(Aim) The lines from the top of the material through the line with "anchor=base west] (ifacesub)" are to be set down exactly. Leave the pictures out.

(Exercise material)
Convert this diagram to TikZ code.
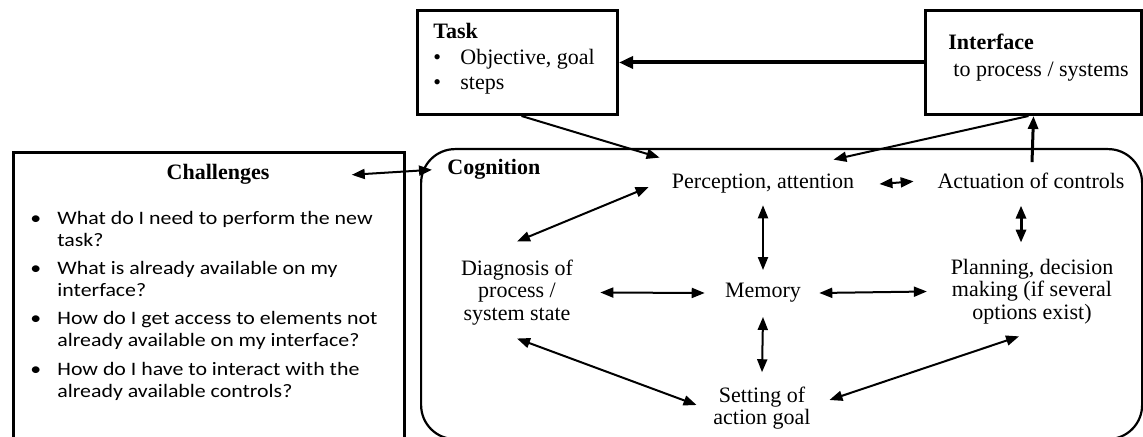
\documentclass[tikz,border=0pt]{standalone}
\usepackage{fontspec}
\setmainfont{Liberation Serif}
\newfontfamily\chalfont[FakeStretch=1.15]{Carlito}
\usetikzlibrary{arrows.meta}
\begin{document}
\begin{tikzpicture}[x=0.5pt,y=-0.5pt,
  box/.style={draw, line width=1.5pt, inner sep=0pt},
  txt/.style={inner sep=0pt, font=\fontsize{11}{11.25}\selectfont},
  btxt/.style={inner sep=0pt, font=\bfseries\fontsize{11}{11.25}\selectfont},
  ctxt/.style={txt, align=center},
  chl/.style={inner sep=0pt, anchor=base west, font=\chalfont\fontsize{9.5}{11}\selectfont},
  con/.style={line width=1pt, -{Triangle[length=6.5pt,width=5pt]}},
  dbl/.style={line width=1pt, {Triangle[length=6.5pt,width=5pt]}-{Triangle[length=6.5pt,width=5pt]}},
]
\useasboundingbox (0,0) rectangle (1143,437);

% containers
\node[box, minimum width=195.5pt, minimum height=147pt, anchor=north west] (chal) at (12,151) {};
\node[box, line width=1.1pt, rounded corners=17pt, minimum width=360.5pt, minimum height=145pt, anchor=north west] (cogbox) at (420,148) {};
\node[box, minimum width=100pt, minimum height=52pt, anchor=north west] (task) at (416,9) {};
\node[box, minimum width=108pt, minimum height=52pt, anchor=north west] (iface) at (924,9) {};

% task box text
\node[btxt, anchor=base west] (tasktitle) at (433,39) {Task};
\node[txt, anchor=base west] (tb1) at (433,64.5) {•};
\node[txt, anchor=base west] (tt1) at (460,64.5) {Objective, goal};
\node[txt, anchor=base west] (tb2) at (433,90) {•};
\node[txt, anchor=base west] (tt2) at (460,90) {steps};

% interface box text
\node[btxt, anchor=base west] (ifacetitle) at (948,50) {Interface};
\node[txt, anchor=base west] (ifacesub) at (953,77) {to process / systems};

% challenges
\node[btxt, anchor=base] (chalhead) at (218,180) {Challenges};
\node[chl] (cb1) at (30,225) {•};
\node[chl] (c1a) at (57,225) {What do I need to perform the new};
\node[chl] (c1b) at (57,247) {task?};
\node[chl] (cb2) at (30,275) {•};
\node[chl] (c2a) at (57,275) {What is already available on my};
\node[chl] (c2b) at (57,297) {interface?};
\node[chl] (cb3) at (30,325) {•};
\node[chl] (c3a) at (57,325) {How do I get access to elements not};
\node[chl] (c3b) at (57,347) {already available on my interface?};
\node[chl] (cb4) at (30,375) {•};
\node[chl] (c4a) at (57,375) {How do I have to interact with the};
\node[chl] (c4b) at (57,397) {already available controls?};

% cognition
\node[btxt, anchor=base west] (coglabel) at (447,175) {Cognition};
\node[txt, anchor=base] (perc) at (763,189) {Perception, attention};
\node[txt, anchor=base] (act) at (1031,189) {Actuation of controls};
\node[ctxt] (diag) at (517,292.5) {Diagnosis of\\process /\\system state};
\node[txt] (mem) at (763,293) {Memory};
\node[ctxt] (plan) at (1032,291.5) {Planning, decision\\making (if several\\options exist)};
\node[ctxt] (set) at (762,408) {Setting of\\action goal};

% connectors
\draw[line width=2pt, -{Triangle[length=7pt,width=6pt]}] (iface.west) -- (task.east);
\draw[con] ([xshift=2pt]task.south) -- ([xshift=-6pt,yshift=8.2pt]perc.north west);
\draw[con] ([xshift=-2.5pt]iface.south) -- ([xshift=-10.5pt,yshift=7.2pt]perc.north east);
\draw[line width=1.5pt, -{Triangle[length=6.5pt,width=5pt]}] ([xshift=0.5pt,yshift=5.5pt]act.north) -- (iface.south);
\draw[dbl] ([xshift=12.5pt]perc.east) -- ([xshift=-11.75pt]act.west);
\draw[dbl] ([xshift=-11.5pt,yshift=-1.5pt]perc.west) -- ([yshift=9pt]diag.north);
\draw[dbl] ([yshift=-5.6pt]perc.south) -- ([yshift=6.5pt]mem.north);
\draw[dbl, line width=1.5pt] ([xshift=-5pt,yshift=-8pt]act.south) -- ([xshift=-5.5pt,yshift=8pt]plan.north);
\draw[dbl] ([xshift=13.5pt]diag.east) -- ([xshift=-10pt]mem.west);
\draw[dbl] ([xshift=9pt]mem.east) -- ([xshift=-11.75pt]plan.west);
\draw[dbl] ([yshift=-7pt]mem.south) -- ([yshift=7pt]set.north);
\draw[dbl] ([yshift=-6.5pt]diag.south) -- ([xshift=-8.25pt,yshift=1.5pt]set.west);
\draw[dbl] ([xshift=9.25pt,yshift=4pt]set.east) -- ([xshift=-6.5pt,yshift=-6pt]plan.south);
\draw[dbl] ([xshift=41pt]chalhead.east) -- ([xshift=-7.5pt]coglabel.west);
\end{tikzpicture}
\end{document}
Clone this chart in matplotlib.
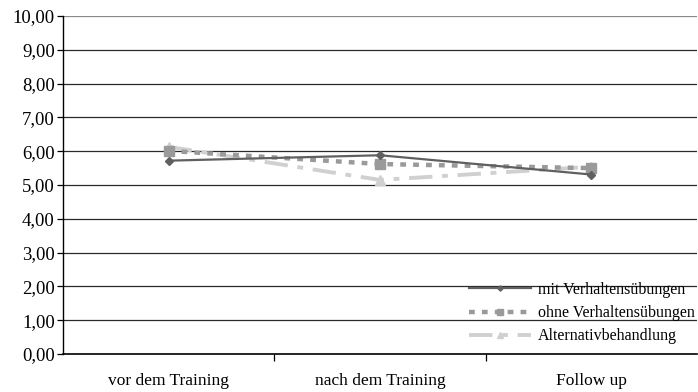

(Output for this exercise)
Convert this diagram to TikZ code.
\documentclass[tikz,border=0pt]{standalone}
\usepackage{fontspec}
\setmainfont{Liberation Serif}
\newfontfamily\chalfont[FakeStretch=1.15]{Carlito}
\usetikzlibrary{arrows.meta}
\begin{document}
\begin{tikzpicture}[x=0.5pt,y=-0.5pt,
  box/.style={draw, line width=1.5pt, inner sep=0pt},
  txt/.style={inner sep=0pt, font=\fontsize{11}{11.25}\selectfont},
  btxt/.style={inner sep=0pt, font=\bfseries\fontsize{11}{11.25}\selectfont},
  ctxt/.style={txt, align=center},
  chl/.style={inner sep=0pt, anchor=base west, font=\chalfont\fontsize{9.5}{11}\selectfont},
  con/.style={line width=1pt, -{Triangle[length=6.5pt,width=5pt]}},
  dbl/.style={line width=1pt, {Triangle[length=6.5pt,width=5pt]}-{Triangle[length=6.5pt,width=5pt]}},
]
\useasboundingbox (0,0) rectangle (1143,437);

% containers
\node[box, minimum width=195.5pt, minimum height=147pt, anchor=north west] (chal) at (12,151) {};
\node[box, line width=1.1pt, rounded corners=17pt, minimum width=360.5pt, minimum height=145pt, anchor=north west] (cogbox) at (420,148) {};
\node[box, minimum width=100pt, minimum height=52pt, anchor=north west] (task) at (416,9) {};
\node[box, minimum width=108pt, minimum height=52pt, anchor=north west] (iface) at (924,9) {};

% task box text
\node[btxt, anchor=base west] (tasktitle) at (433,39) {Task};
\node[txt, anchor=base west] (tb1) at (433,64.5) {•};
\node[txt, anchor=base west] (tt1) at (460,64.5) {Objective, goal};
\node[txt, anchor=base west] (tb2) at (433,90) {•};
\node[txt, anchor=base west] (tt2) at (460,90) {steps};

% interface box text
\node[btxt, anchor=base west] (ifacetitle) at (948,50) {Interface};
\node[txt, anchor=base west] (ifacesub) at (953,77) {to process / systems};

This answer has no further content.